Restate the listing below word for word, omitting any images.
# # # # #
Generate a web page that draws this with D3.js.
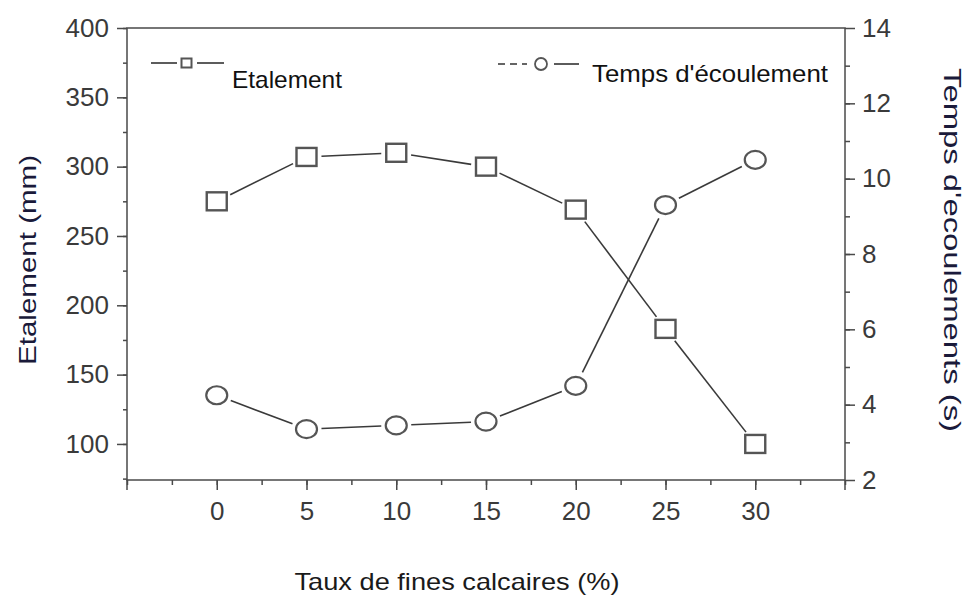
<!DOCTYPE html>
<html><head><meta charset="utf-8">
<script src="https://cdn.jsdelivr.net/npm/d3@7"></script>
<style>body{margin:0;background:#fff}svg{display:block}text{font-family:"Liberation Sans",Arial,sans-serif}</style>
</head><body>
<svg id="c" width="968" height="596"></svg>
<script>
const taux = [0, 5, 10, 15, 20, 25, 30];
const etalement = [275, 307, 310, 300, 269, 183, 100];
const temps = [4.25, 3.35, 3.45, 3.55, 4.5, 9.3, 10.5];
const xTicks = [0, 5, 10, 15, 20, 25, 30];
const yLeftTicks = [100, 150, 200, 250, 300, 350, 400];
const yRightTicks = [2, 4, 6, 8, 10, 12, 14];

const svg = d3.select("#c");
const L = 127, R = 845, T = 28, B = 480;
const x = d3.scaleLinear().domain([-5, 35]).range([L, R]);
const yL = d3.scaleLinear().domain([74, 400]).range([B, T]);
const yR = d3.scaleLinear().domain([2, 14]).range([B, T]);
const axCol = "#4a4a4a", txtCol = "#3a3a3a";

// frame
svg.append("rect").attr("x", L).attr("y", T).attr("width", R - L).attr("height", B - T)
  .attr("fill", "none").attr("stroke", axCol).attr("stroke-width", 1.5);

function styleAxis(g) {
  g.select(".domain").remove();
  g.selectAll("line").attr("stroke", axCol).attr("stroke-width", 1.5);
  g.selectAll("text").attr("fill", txtCol).style("font-size", "26px");
}
// x axis
const gx = svg.append("g").attr("transform", `translate(0,${B})`);
gx.call(d3.axisBottom(x).tickValues(d3.range(-5, 35.1, 2.5)).tickSize(5).tickFormat("")).call(styleAxis);
const gx2 = svg.append("g").attr("transform", `translate(0,${B})`);
gx2.call(d3.axisBottom(x).tickValues(xTicks).tickSize(10).tickPadding(12).tickFormat(d3.format("d"))).call(styleAxis);
gx2.append("line").attr("x1", x(-5)).attr("x2", x(-5)).attr("y1", 0).attr("y2", 10).attr("stroke", axCol).attr("stroke-width", 1.5);
gx2.append("line").attr("x1", x(35)).attr("x2", x(35)).attr("y1", 0).attr("y2", 10).attr("stroke", axCol).attr("stroke-width", 1.5);

// left axis
const gl = svg.append("g").attr("transform", `translate(${L},0)`);
gl.call(d3.axisLeft(yL).tickValues(d3.range(75, 400.1, 25)).tickSize(4).tickFormat("")).call(styleAxis);
const gl2 = svg.append("g").attr("transform", `translate(${L},0)`);
gl2.call(d3.axisLeft(yL).tickValues(yLeftTicks).tickSize(10).tickPadding(8)).call(styleAxis);

// right axis
const gr = svg.append("g").attr("transform", `translate(${R},0)`);
gr.call(d3.axisRight(yR).tickValues(d3.range(3, 14, 1)).tickSize(5).tickFormat("")).call(styleAxis);
const gr2 = svg.append("g").attr("transform", `translate(${R},0)`);
gr2.call(d3.axisRight(yR).tickValues(yRightTicks).tickSize(10).tickPadding(7)).call(styleAxis);

// axis titles
svg.append("text").attr("transform", `translate(36,260) rotate(-90)`).attr("text-anchor", "middle")
  .style("font-size", "24px").attr("fill", "#1a1a3a")
  .attr("textLength", 210).attr("lengthAdjust", "spacingAndGlyphs").text("Etalement (mm)");
svg.append("text").attr("transform", `translate(944,250) rotate(90)`).attr("text-anchor", "middle")
  .style("font-size", "24px").attr("fill", "#1a1a3a")
  .attr("textLength", 364).attr("lengthAdjust", "spacingAndGlyphs").text("Temps d'ecoulements (s)");
svg.append("text").attr("x", 457).attr("y", 590).attr("text-anchor", "middle")
  .style("font-size", "24px").attr("fill", "#1a1a1a")
  .attr("textLength", 325).attr("lengthAdjust", "spacingAndGlyphs").text("Taux de fines calcaires (%)");

// series with gaps near markers
function drawSeries(ys, vals, gap) {
  const pts = taux.map((t, i) => [x(t), ys(vals[i])]);
  for (let i = 0; i < pts.length - 1; i++) {
    const [x1, y1] = pts[i], [x2, y2] = pts[i + 1];
    const dx = x2 - x1, dy = y2 - y1, len = Math.hypot(dx, dy);
    const ux = dx / len, uy = dy / len;
    svg.append("line")
      .attr("x1", x1 + ux * gap).attr("y1", y1 + uy * gap)
      .attr("x2", x2 - ux * gap).attr("y2", y2 - uy * gap)
      .attr("stroke", "#3a3a3a").attr("stroke-width", 1.6);
  }
  return pts;
}
const pE = drawSeries(yL, etalement, 15);
const pT = drawSeries(yR, temps, 15);
svg.selectAll(".sq").data(pE).enter().append("rect")
  .attr("x", d => d[0] - 10).attr("y", d => d[1] - 9).attr("width", 20).attr("height", 18)
  .attr("fill", "#fff").attr("stroke", "#555").attr("stroke-width", 2.4);
svg.selectAll(".ci").data(pT).enter().append("ellipse")
  .attr("cx", d => d[0]).attr("cy", d => d[1]).attr("rx", 10.5).attr("ry", 9)
  .attr("fill", "#fff").attr("stroke", "#555").attr("stroke-width", 2.2);

// legend
const lg = svg.append("g");
lg.append("line").attr("x1", 151).attr("x2", 177).attr("y1", 63).attr("y2", 63).attr("stroke", "#333").attr("stroke-width", 1.6);
lg.append("line").attr("x1", 197).attr("x2", 224).attr("y1", 63).attr("y2", 63).attr("stroke", "#333").attr("stroke-width", 1.6);
lg.append("rect").attr("x", 181.5).attr("y", 58.5).attr("width", 10).attr("height", 9).attr("fill", "#fff").attr("stroke", "#555").attr("stroke-width", 2);
lg.append("text").attr("x", 232).attr("y", 88).style("font-size", "24px").attr("fill", "#111")
  .attr("textLength", 110).attr("lengthAdjust", "spacingAndGlyphs").text("Etalement");
lg.append("line").attr("x1", 498).attr("x2", 527).attr("y1", 64).attr("y2", 64).attr("stroke", "#333").attr("stroke-width", 1.6).attr("stroke-dasharray", "7,5");
lg.append("line").attr("x1", 554).attr("x2", 579).attr("y1", 64).attr("y2", 64).attr("stroke", "#333").attr("stroke-width", 1.6);
lg.append("circle").attr("cx", 541).attr("cy", 64).attr("r", 6).attr("fill", "#fff").attr("stroke", "#555").attr("stroke-width", 1.8);
lg.append("text").attr("x", 592).attr("y", 82).style("font-size", "24px").attr("fill", "#111")
  .attr("textLength", 236).attr("lengthAdjust", "spacingAndGlyphs").text("Temps d'écoulement");
</script>
</body></html>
# # # # #
• [REPLY]
Generate a web page that draws this with D3.js.
<!DOCTYPE html>
<html><head><meta charset="utf-8">
<script src="https://cdn.jsdelivr.net/npm/d3@7"></script>
<style>body{margin:0;background:#fff}svg{display:block}text{font-family:"Liberation Sans",Arial,sans-serif}</style>
</head><body>
<svg id="c" width="968" height="596"></svg>
<script>
const taux = [0, 5, 10, 15, 20, 25, 30];
const etalement = [275, 307, 310, 300, 269, 183, 100];
const temps = [4.25, 3.35, 3.45, 3.55, 4.5, 9.3, 10.5];
const xTicks = [0, 5, 10, 15, 20, 25, 30];
const yLeftTicks = [100, 150, 200, 250, 300, 350, 400];
const yRightTicks = [2, 4, 6, 8, 10, 12, 14];

const svg = d3.select("#c");
const L = 127, R = 845, T = 28, B = 480;
const x = d3.scaleLinear().domain([-5, 35]).range([L, R]);
const yL = d3.scaleLinear().domain([74, 400]).range([B, T]);
const yR = d3.scaleLinear().domain([2, 14]).range([B, T]);
const axCol = "#4a4a4a", txtCol = "#3a3a3a";

// frame
svg.append("rect").attr("x", L).attr("y", T).attr("width", R - L).attr("height", B - T)
  .attr("fill", "none").attr("stroke", axCol).attr("stroke-width", 1.5);

function styleAxis(g) {
  g.select(".domain").remove();
  g.selectAll("line").attr("stroke", axCol).attr("stroke-width", 1.5);
  g.selectAll("text").attr("fill", txtCol).style("font-size", "26px");
}
// x axis
const gx = svg.append("g").attr("transform", `translate(0,${B})`);
gx.call(d3.axisBottom(x).tickValues(d3.range(-5, 35.1, 2.5)).tickSize(5).tickFormat("")).call(styleAxis);
const gx2 = svg.append("g").attr("transform", `translate(0,${B})`);
gx2.call(d3.axisBottom(x).tickValues(xTicks).tickSize(10).tickPadding(12).tickFormat(d3.format("d"))).call(styleAxis);
gx2.append("line").attr("x1", x(-5)).attr("x2", x(-5)).attr("y1", 0).attr("y2", 10).attr("stroke", axCol).attr("stroke-width", 1.5);
gx2.append("line").attr("x1", x(35)).attr("x2", x(35)).attr("y1", 0).attr("y2", 10).attr("stroke", axCol).attr("stroke-width", 1.5);

// left axis
const gl = svg.append("g").attr("transform", `translate(${L},0)`);
gl.call(d3.axisLeft(yL).tickValues(d3.range(75, 400.1, 25)).tickSize(4).tickFormat("")).call(styleAxis);
const gl2 = svg.append("g").attr("transform", `translate(${L},0)`);
gl2.call(d3.axisLeft(yL).tickValues(yLeftTicks).tickSize(10).tickPadding(8)).call(styleAxis);

// right axis
const gr = svg.append("g").attr("transform", `translate(${R},0)`);
gr.call(d3.axisRight(yR).tickValues(d3.range(3, 14, 1)).tickSize(5).tickFormat("")).call(styleAxis);
const gr2 = svg.append("g").attr("transform", `translate(${R},0)`);
gr2.call(d3.axisRight(yR).tickValues(yRightTicks).tickSize(10).tickPadding(7)).call(styleAxis);

// axis titles
svg.append("text").attr("transform", `translate(36,260) rotate(-90)`).attr("text-anchor", "middle")
  .style("font-size", "24px").attr("fill", "#1a1a3a")
  .attr("textLength", 210).attr("lengthAdjust", "spacingAndGlyphs").text("Etalement (mm)");
svg.append("text").attr("transform", `translate(944,250) rotate(90)`).attr("text-anchor", "middle")
  .style("font-size", "24px").attr("fill", "#1a1a3a")
  .attr("textLength", 364).attr("lengthAdjust", "spacingAndGlyphs").text("Temps d'ecoulements (s)");
svg.append("text").attr("x", 457).attr("y", 590).attr("text-anchor", "middle")
  .style("font-size", "24px").attr("fill", "#1a1a1a")
  .attr("textLength", 325).attr("lengthAdjust", "spacingAndGlyphs").text("Taux de fines calcaires (%)");

// series with gaps near markers
function drawSeries(ys, vals, gap) {
  const pts = taux.map((t, i) => [x(t), ys(vals[i])]);
  for (let i = 0; i < pts.length - 1; i++) {
    const [x1, y1] = pts[i], [x2, y2] = pts[i + 1];
    const dx = x2 - x1, dy = y2 - y1, len = Math.hypot(dx, dy);
    const ux = dx / len, uy = dy / len;
    svg.append("line")
      .attr("x1", x1 + ux * gap).attr("y1", y1 + uy * gap)
      .attr("x2", x2 - ux * gap).attr("y2", y2 - uy * gap)
      .attr("stroke", "#3a3a3a").attr("stroke-width", 1.6);
  }
  return pts;
}
const pE = drawSeries(yL, etalement, 15);
const pT = drawSeries(yR, temps, 15);
svg.selectAll(".sq").data(pE).enter().append("rect")
  .attr("x", d => d[0] - 10).attr("y", d => d[1] - 9).attr("width", 20).attr("height", 18)
  .attr("fill", "#fff").attr("stroke", "#555").attr("stroke-width", 2.4);
svg.selectAll(".ci").data(pT).enter().append("ellipse")
  .attr("cx", d => d[0]).attr("cy", d => d[1]).attr("rx", 10.5).attr("ry", 9)
  .attr("fill", "#fff").attr("stroke", "#555").attr("stroke-width", 2.2);

// legend
const lg = svg.append("g");
lg.append("line").attr("x1", 151).attr("x2", 177).attr("y1", 63).attr("y2", 63).attr("stroke", "#333").attr("stroke-width", 1.6);
lg.append("line").attr("x1", 197).attr("x2", 224).attr("y1", 63).attr("y2", 63).attr("stroke", "#333").attr("stroke-width", 1.6);
lg.append("rect").attr("x", 181.5).attr("y", 58.5).attr("width", 10).attr("height", 9).attr("fill", "#fff").attr("stroke", "#555").attr("stroke-width", 2);
lg.append("text").attr("x", 232).attr("y", 88).style("font-size", "24px").attr("fill", "#111")
  .attr("textLength", 110).attr("lengthAdjust", "spacingAndGlyphs").text("Etalement");
lg.append("line").attr("x1", 498).attr("x2", 527).attr("y1", 64).attr("y2", 64).attr("stroke", "#333").attr("stroke-width", 1.6).attr("stroke-dasharray", "7,5");
lg.append("line").attr("x1", 554).attr("x2", 579).attr("y1", 64).attr("y2", 64).attr("stroke", "#333").attr("stroke-width", 1.6);
lg.append("circle").attr("cx", 541).attr("cy", 64).attr("r", 6).attr("fill", "#fff").attr("stroke", "#555").attr("stroke-width", 1.8);
lg.append("text").attr("x", 592).attr("y", 82).style("font-size", "24px").attr("fill", "#111")
  .attr("textLength", 236).attr("lengthAdjust", "spacingAndGlyphs").text("Temps d'écoulement");
</script>
</body></html>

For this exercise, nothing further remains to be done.